Sunday, April 26, 2015

Invisible Oceans Part 2

I tuned out the birds and continued my voyage, thinking about this word, "reality" when a strange thought crossed my mind. Why is this scene in front of me real? And how? If I had never became an exchange student, never gotten this exact bike to cause myself to be here at this exact moment, there would have been absolutely no way for me to believe that this particular place exists on the same planet I grew up on. Maybe I would have looked up pictures of Adelaide online, but would it have shown this particular spot along the river? Of course not. And even if I somehow did see pictures of this place, it still wouldn't have been real to me. The picture would be, but not the place itself. Take Antarctica, for instance. No one I know has ever been to Antarctica, so how do I know it exists? Because there are pictures of it and other people tell me it is. But what then is real, the pictures, or the actual place itself? I'm not denying the existence of Antarctica, but rather pointing out that it's not real to me unless I've been there, felt the cold, listened to the silence, and thought to myself: "This is Antarctica. This is what it feels like to be in Antarctica. There is a place on Earth called Antarctica, and I am standing in it now." So during this seemingly straightforward bike ride along the river Torrens, all of my senses were busy coming together to simultaneously deem the situation as real while explaining to myself why it is real in the concrete world. And all of this happens every time we discover a new place.

Along with actual reality, there is a faux reality, or "perceived reality". A strange phenomena exists that blurs the line between reality and perceived reality. Say, for example, a random person from across the world discovers this post. We'll call this person Vincent. Not only would Vincent find out that I exist, but he would become certain that I (whoever I may be) am alive at the exact moment of this entry being sent. But he still doesn't know me and I have no idea he even exists. So tell me, am I more real than the next person, the next blog out there that Vincent doesn't discover? To him maybe I am, but who's to say? It's the online version of walking past a stranger along the street only to never see them again.
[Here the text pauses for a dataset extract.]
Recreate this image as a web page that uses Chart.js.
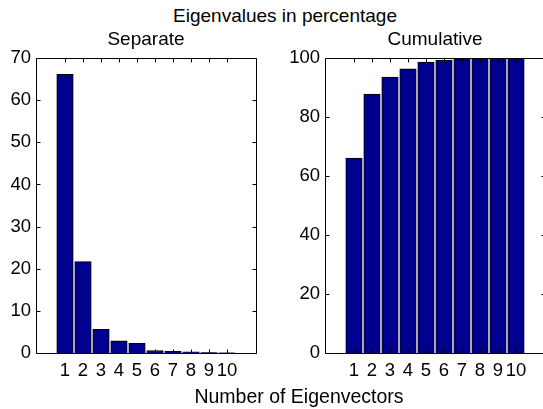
<!DOCTYPE html>
<html>
<head>
<meta charset="utf-8">
<title>Eigenvalues in percentage</title>
<script src="https://cdn.jsdelivr.net/npm/chart.js@4/dist/chart.umd.min.js"></script>
<style>
    body {
        margin: 0;
        width: 543px;
        height: 409px;
        overflow: hidden;
        position: relative;
        background: #fff;
        font-family: "Liberation Sans", Arial, Helvetica, sans-serif;
    }
    canvas { position: absolute; top: 0; }
    .rotulo {
        position: absolute;
        font-size: 19px;
        line-height: 19px;
        color: #000;
        white-space: nowrap;
        transform: translateX(-50%);
    }
</style>
</head>
<body>

<div class="rotulo" style="left: 285px; top: 6px;">Eigenvalues in percentage</div>
<canvas id="graficoSeparado" width="270" height="409" style="left: 0;"></canvas>
<canvas id="graficoCumulativo" width="290" height="409" style="left: 270px;"></canvas>
<div class="rotulo" style="left: 299px; top: 387px; font-size: 19.5px;">Number of Eigenvectors</div>

<script>
// eigenvalue share of each eigenvector, in percent
var eigenvectorNumbers = [1, 2, 3, 4, 5, 6, 7, 8, 9, 10];
var separatePercent = [66.1, 21.7, 5.6, 2.9, 2.3, 0.6, 0.4, 0.25, 0.1, 0.05];
var cumulativePercent = [66.1, 87.8, 93.5, 96.3, 98.6, 99.2, 99.7, 99.8, 99.9, 100];

var separateYTicks = [0, 10, 20, 30, 40, 50, 60, 70];
var cumulativeYTicks = [0, 20, 40, 60, 80, 100];
var xTickLabels = ['1', '2', '3', '4', '5', '6', '7', '8', '9', '10'];

var fonte = '"Liberation Sans", Arial, Helvetica, sans-serif';

// box around the axes, ticks pointing inwards, subplot title on top
var caixaEixos = {
    id: 'caixaEixos',
    afterDraw: function (chart, args, opts) {
        var ctx = chart.ctx;
        var a = chart.chartArea;
        var sx = chart.scales.x;
        var sy = chart.scales.y;
        var esq = Math.round(a.left) + 0.5;
        var dir = Math.round(a.right) + 0.5;
        var topo = Math.round(a.top) + 0.5;
        var base = Math.round(a.bottom) + 0.5;

        ctx.save();
        ctx.strokeStyle = '#000';
        ctx.lineWidth = 1;
        ctx.beginPath();
        ctx.rect(esq, topo, dir - esq, base - topo);

        sx.ticks.forEach(function (t) {
            var px = Math.round(sx.getPixelForValue(t.value)) + 0.5;
            ctx.moveTo(px, base);
            ctx.lineTo(px, base - 4);
            ctx.moveTo(px, topo);
            ctx.lineTo(px, topo + 4);
        });
        sy.ticks.forEach(function (t) {
            var py = Math.round(sy.getPixelForValue(t.value)) + 0.5;
            ctx.moveTo(esq, py);
            ctx.lineTo(esq + 4, py);
            ctx.moveTo(dir, py);
            ctx.lineTo(dir - 4, py);
        });
        ctx.stroke();

        ctx.fillStyle = '#000';
        ctx.font = '19px ' + fonte;
        ctx.textAlign = 'center';
        ctx.textBaseline = 'alphabetic';
        ctx.fillText(opts.texto, (a.left + a.right) / 2, opts.linha);
        ctx.restore();
    }
};

function criarGrafico(idCanvas, titulo, valores, ticksY, maxY, larguraY, margemDir) {

    var contexto = document.getElementById(idCanvas).getContext('2d');

    return new Chart(contexto, {
        type: 'bar',
        data: {
            datasets: [{
                data: eigenvectorNumbers.map(function (n, i) {
                    return { x: n, y: valores[i] };
                }),
                backgroundColor: '#00008f',
                borderColor: '#000000',
                borderWidth: 1,
                barThickness: 16.5
            }]
        },
        options: {
            responsive: false,
            animation: false,
            events: [],
            layout: {
                padding: { left: 0, right: margemDir, top: 58, bottom: 0 }
            },
            plugins: {
                legend: { display: false },
                title: { display: false },
                tooltip: { enabled: false },
                caixaEixos: { texto: titulo, linha: 45 }
            },
            scales: {
                x: {
                    type: 'linear',
                    min: 0,
                    max: 11,
                    grid: { display: false, drawTicks: false },
                    border: { display: false },
                    afterBuildTicks: function (escala) {
                        escala.ticks = eigenvectorNumbers.map(function (n) { return { value: n }; });
                    },
                    afterFit: function (escala) { escala.height = 56; },
                    ticks: {
                        autoSkip: false,
                        maxRotation: 0,
                        padding: 7,
                        color: '#000',
                        font: { family: fonte, size: 18.5 },
                        callback: function (valor, indice) { return xTickLabels[indice]; }
                    }
                },
                y: {
                    min: 0,
                    max: maxY,
                    grid: { display: false, drawTicks: false },
                    border: { display: false },
                    afterBuildTicks: function (escala) {
                        escala.ticks = ticksY.map(function (v) { return { value: v }; });
                    },
                    afterFit: function (escala) { escala.width = larguraY; },
                    ticks: {
                        padding: 5,
                        color: '#000',
                        font: { family: fonte, size: 18.5 }
                    }
                }
            }
        },
        plugins: [caixaEixos]
    });
}

document.addEventListener('DOMContentLoaded', function () {
    criarGrafico('graficoSeparado', 'Separate', separatePercent, separateYTicks, 70, 36, 14);
    criarGrafico('graficoCumulativo', 'Cumulative', cumulativePercent, cumulativeYTicks, 100, 55, 15);
});
</script>
</body>
</html>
It happens with celebrities, too. You know Jimmy Fallon, right? I mean, not personally of course, but you know who he is. In fact, I bet his face popped into your head as soon as I mentioned his name. Now, if anyone were to ask Jimmy Fallon if he knows me, of course he would say no. It is quite discomforting really, how we feel like we know certain people only from reports, interviews, and what others say about them. Now it even occurs within everyday, non-famous society, stumbling upon the online profiles of people we haven't even met. Condemning, fantasizing, concluding anything, really, about people we have yet to meet is one of the most dangerous things we can do in today's facebook generation. It is even more strange to think that, when and if we do actually meet these people in real life, we feel like we already partly know them before they even know us. Jimmy Fallon has no idea who I am (I hope), but I am referring to him directly right now as an example. Therefore he is real to me, but I don't exist to him. Perceived reality.
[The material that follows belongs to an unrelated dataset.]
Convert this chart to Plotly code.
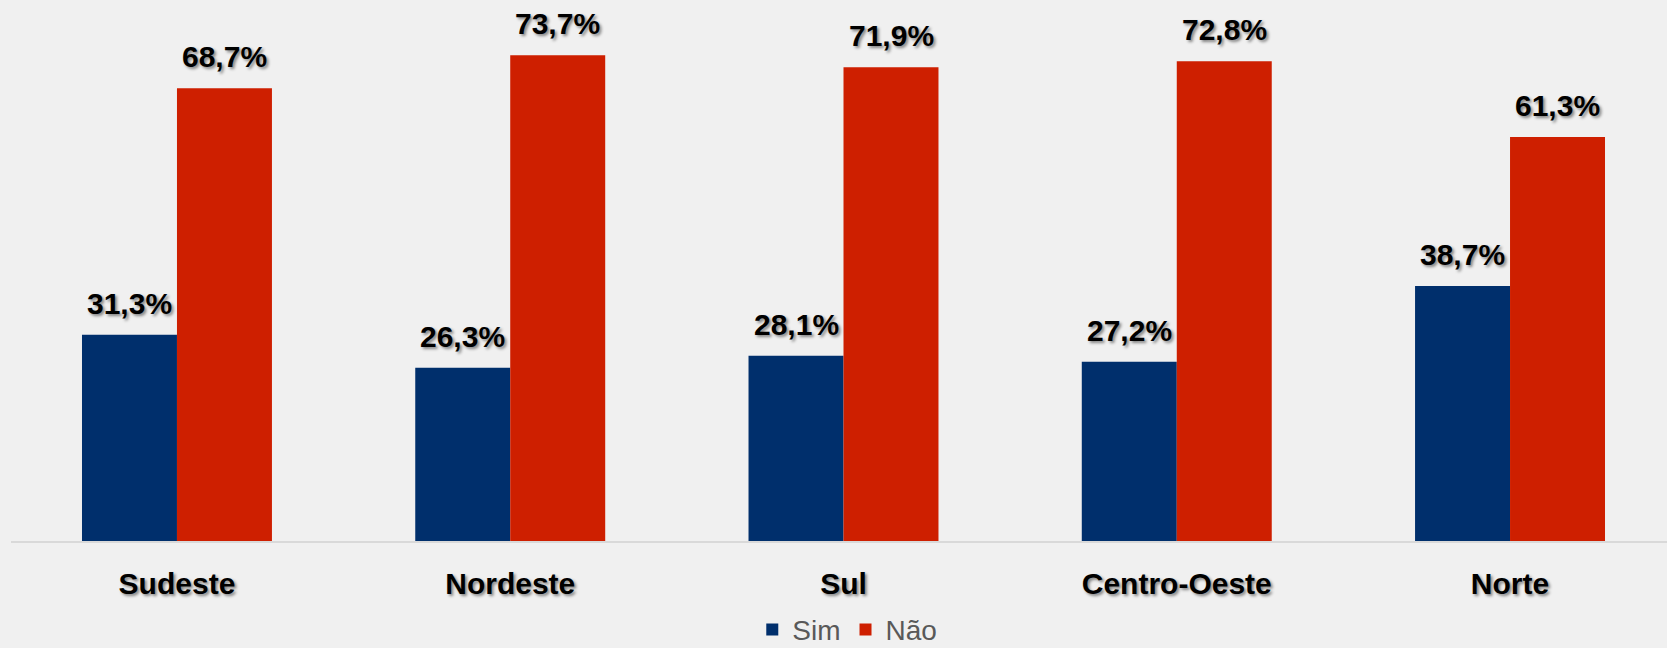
import plotly.graph_objects as go

categories = ["Sudeste", "Nordeste", "Sul", "Centro-Oeste", "Norte"]
sim = [31.3, 26.3, 28.1, 27.2, 38.7]
nao = [68.7, 73.7, 71.9, 72.8, 61.3]
series_names = ["Sim", "Não"]
colors = ["#002F6C", "#CE1F00"]

fig = go.Figure()
for name, vals, col in zip(series_names, [sim, nao], colors):
    fig.add_trace(go.Bar(x=categories, y=vals, name=name, marker=dict(color=col, line=dict(width=0))))

def fmt(v):
    return f"{v:.1f}".replace(".", ",") + "%"

shadow = "2px 2px 3px rgba(0,0,0,0.45)"
for vals, xs in [(sim, -47.5), (nao, 47.5)]:
    for c, v in zip(categories, vals):
        fig.add_annotation(x=c, y=v, text=fmt(v), showarrow=False, xshift=xs, yshift=13,
                           yanchor="bottom", xanchor="center",
                           font=dict(family="Arial, Liberation Sans", size=30, color="#000000", weight="bold", shadow=shadow))

fig.update_layout(
    width=1667, height=648,
    paper_bgcolor="#F0F0F0", plot_bgcolor="#F0F0F0",
    margin=dict(l=11, r=0, t=0, b=107),
    barmode="group", bargap=0.43, bargroupgap=0,
    showlegend=True,
    legend=dict(orientation="h", x=0.505, xanchor="center", yref="container", y=0.028, yanchor="middle",
                font=dict(family="Arial, Liberation Sans", size=28, color="#595959"),
                itemwidth=30, traceorder="normal", bgcolor="rgba(0,0,0,0)"),
    xaxis=dict(range=[-0.498, 4.471], showline=True, linecolor="#D9D9D9", linewidth=2, ticks="",
               showgrid=False, ticklabelstandoff=15,
               tickfont=dict(family="Arial, Liberation Sans", size=30, color="#000000", weight="bold", shadow=shadow)),
    yaxis=dict(range=[0, 82.1], visible=False, showgrid=False, zeroline=False),
)
fig.write_html("out.html", config={"displayModeBar": False},
               post_script="document.body.style.margin='0';document.body.style.padding='0';document.body.style.overflow='hidden';document.body.style.background='#F0F0F0';")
There are two more questions that sum up this phenomena, one that can be answered and one that cannot: Are the planets out there that we have yet to discover less real because we don't know about them? Of course not, but none of them are specifically real to any of us. So this brings up the unanswerable question: Is reality reality, or is reality merely a perception housed in the brain? Why do we accept realities that we ourselves have never seen, and doubt others? Life as we perceive it isn't as forthright as it seems. Up to this point, I've hesitated to mention a third reality. We are well aware of the reality we know and see everyday in our lives, the one our parents grew up in, the one computers exist in along with the words you are reading now. Some of us may even know about the misleading "perceived reality" that occurs via indirect exposure. That leaves us with perhaps the most fascinating reality of all. This, my friends, is called undiscovered reality; the things out there that either we ourselves do not know about, or that no one on earth even knows about, yet exist as part of our universe nonetheless. Relativism states that reality itself only exists to the people who are consciously or subconsciously aware of it. That it only pertains to us in terms of culture, history, and human existence. So what then, of the galaxies far beyond human scope that exist without any of us knowing? Are they less real because we don't know about them? Is the fact that I'm talking about them silly because they actually don't exist? Questions like these are so rhetorical that no one in today's age could factually answer them. But that doesn't stop us from wondering, from questioning.

Essentially, when we ask a person any question, what we're really asking is, "What is your reality? What do you know that I don't?" Similarly, when we enter a new place for the first time, we're asking the universe that exact same question. This place, the area next to the river Torrens east of Adelaide city, would have remained in my own undiscovered reality for the entirety of my life had I never moved to Australia. One day we'll all meet our one common and final reality. Until then, it is imperative to accept that there are realities out there beyond control, beyond discovery even. Australia may not exist to you, but it does to millions of other people. Famine may not exist to you, but it does to millions of other people. Exclusion, loneliness, depression all may not exist to you, but they do to millions of other people. Don't let your own realities get in the way of understanding others - because in the end, this is what invariably makes each of us human.